Suara.com - Pemerintah AS sempat umumkan pemberlakukan tarif impor 100% pada kendaraan listrik (EV) asal China, yang naik signifikan dibanding tarif sebelumnya. Tarif baru ini akan berlaku mulai 27 September.
Tidak hanya EV, tarif impor terkait piranti lain seperti sel surya asal China juga naik menjadi 50%, sementara untuk baja, aluminium, baterai EV, dan mineral penting, tarif baru akan menjadi 25%.
Tahun depan, tarif 50% juga akan diberlakukan pada semikonduktor asal China, dan mulai 1 Januari 2026, baterai lithium-ion, mineral, dan komponen untuk laptop serta ponsel akan dikenakan tarif 25%.

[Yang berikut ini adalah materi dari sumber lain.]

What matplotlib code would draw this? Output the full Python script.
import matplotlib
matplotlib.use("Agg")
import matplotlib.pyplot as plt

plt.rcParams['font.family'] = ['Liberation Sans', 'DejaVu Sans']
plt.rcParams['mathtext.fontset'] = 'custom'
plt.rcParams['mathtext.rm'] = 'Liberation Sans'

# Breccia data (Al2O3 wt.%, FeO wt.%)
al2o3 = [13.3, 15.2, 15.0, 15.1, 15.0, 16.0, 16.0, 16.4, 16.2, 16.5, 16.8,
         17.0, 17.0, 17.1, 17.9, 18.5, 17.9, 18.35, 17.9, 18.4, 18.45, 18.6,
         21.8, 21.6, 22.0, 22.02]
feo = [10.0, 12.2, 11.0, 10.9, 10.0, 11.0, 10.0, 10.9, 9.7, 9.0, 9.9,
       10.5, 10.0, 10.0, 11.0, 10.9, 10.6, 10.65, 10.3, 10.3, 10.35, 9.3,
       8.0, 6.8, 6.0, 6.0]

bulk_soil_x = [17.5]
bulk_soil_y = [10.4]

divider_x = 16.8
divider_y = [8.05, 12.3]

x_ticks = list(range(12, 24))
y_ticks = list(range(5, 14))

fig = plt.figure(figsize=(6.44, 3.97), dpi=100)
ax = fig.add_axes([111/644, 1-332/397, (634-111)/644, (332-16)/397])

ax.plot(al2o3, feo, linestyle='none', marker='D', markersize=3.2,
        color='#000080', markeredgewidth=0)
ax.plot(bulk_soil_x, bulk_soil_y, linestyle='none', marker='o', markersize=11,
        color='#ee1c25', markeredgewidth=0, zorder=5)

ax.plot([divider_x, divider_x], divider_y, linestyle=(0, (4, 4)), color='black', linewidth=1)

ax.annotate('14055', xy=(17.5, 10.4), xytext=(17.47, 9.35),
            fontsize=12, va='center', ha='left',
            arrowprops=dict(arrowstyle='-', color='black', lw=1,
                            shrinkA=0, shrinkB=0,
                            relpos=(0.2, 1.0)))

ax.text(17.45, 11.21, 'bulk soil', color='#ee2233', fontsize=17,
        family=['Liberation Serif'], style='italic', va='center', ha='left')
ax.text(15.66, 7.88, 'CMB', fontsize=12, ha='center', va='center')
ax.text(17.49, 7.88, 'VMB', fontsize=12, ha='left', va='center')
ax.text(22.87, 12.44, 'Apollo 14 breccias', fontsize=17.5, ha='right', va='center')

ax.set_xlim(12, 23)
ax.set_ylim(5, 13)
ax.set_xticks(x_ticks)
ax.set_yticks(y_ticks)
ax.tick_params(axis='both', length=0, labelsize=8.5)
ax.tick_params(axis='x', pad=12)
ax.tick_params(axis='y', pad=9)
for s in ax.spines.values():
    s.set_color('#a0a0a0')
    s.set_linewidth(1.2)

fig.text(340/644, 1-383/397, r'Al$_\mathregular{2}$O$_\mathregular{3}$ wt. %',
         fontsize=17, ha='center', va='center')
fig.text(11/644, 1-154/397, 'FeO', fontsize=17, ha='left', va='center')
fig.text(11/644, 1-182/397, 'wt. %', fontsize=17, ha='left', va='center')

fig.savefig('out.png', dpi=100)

Rencana ini tentunya membuat pabrikan otomotif terpaksa bermanuver.
Baca Juga: Kembaran Wuling Cloud EV Resmi Meluncur, Harga Di Bawah Avanza
General Motors (GM) kini disinyalir sedang mengeksplorasi kemungkinan untuk mendapatkan baterai kendaraan listrik menggunakan teknologi dari Contemporary Amperex Technology Co (CATL), produsen baterai EV terbesar di dunia dari China.
Namun, alih-alih memproduksi baterai ini di China, GM berencana untuk memproduksinya di Amerika Serikat, sehingga mengurangi risiko tarif impor.
Menurut Carscoops, GM mungkin mendapatkan baterai ini dari pabrik yang dioperasikan oleh perusahaan Jepang TDK Corp.
Pabrik ini dapat didirikan di bagian selatan AS, dan diharapkan dapat menciptakan lebih dari 1.000 pekerjaan baru dan meningkatkan perekonomian lokal.
Bloomberg melaporkan bahwa TDK akan melisensi teknologi CATL untuk memproduksi sel lithium iron phosphate (LFP).
Baca Juga: Uni Eropa Turunkan Tarif Mobil Listrik China, Kubu Beijing Minta Negosiasi
Meskipun Ford telah berkomitmen untuk menginvestasikan $3,5 miliar dalam pabrik baterai di Michigan menggunakan teknologi CATL, GM berencana untuk menghindari keterlibatan ekuitas dalam usaha ini.
Strategi ini dapat membantu GM menghindari pengawasan potensial dari anggota parlemen AS yang khawatir tentang investasi asing di sektor teknologi kritis.
Dengan bekerja melalui kontrak pasokan, GM dapat memperoleh sel LFP dari TDK dengan harga tetap selama jangka waktu perjanjian jangka panjang.
Pendekatan ini tidak hanya akan melindungi GM dari biaya impor yang signifikan tetapi juga melindunginya dari fluktuasi harga baterai. Selain itu, pendekatan ini memberikan stabilitas di tengah iklim politik yang tidak stabil.
Banyak detail tentang rencana ini masih belum dikonfirmasi dan dapat berubah tergantung pada hasil pemilihan presiden November mendatang.
GM telah menolak untuk mengomentari laporan tersebut tetapi mengatakan bahwa "strategi EV kami difokuskan pada merancang produk yang terus menurunkan biaya, meningkatkan kinerja, dan melokalisasi produksi. Teknologi baterai adalah kunci dari strategi tersebut."
Yang menarik, CATL, yang didirikan oleh Robin Zeng Yuqun pada tahun 2011, memiliki hubungan yang signifikan dengan TDK Jepang.
Zeng sebelumnya mendirikan Amperex Technology Limited (ATL) pada tahun 1999, yang kemudian diakuisisi oleh TDK pada tahun 2005.
Zeng kemudian bekerja sebagai manajer di TDK, menghubungkan karir awalnya secara langsung dengan kemajuan teknologi perusahaan Jepang di sektor baterai.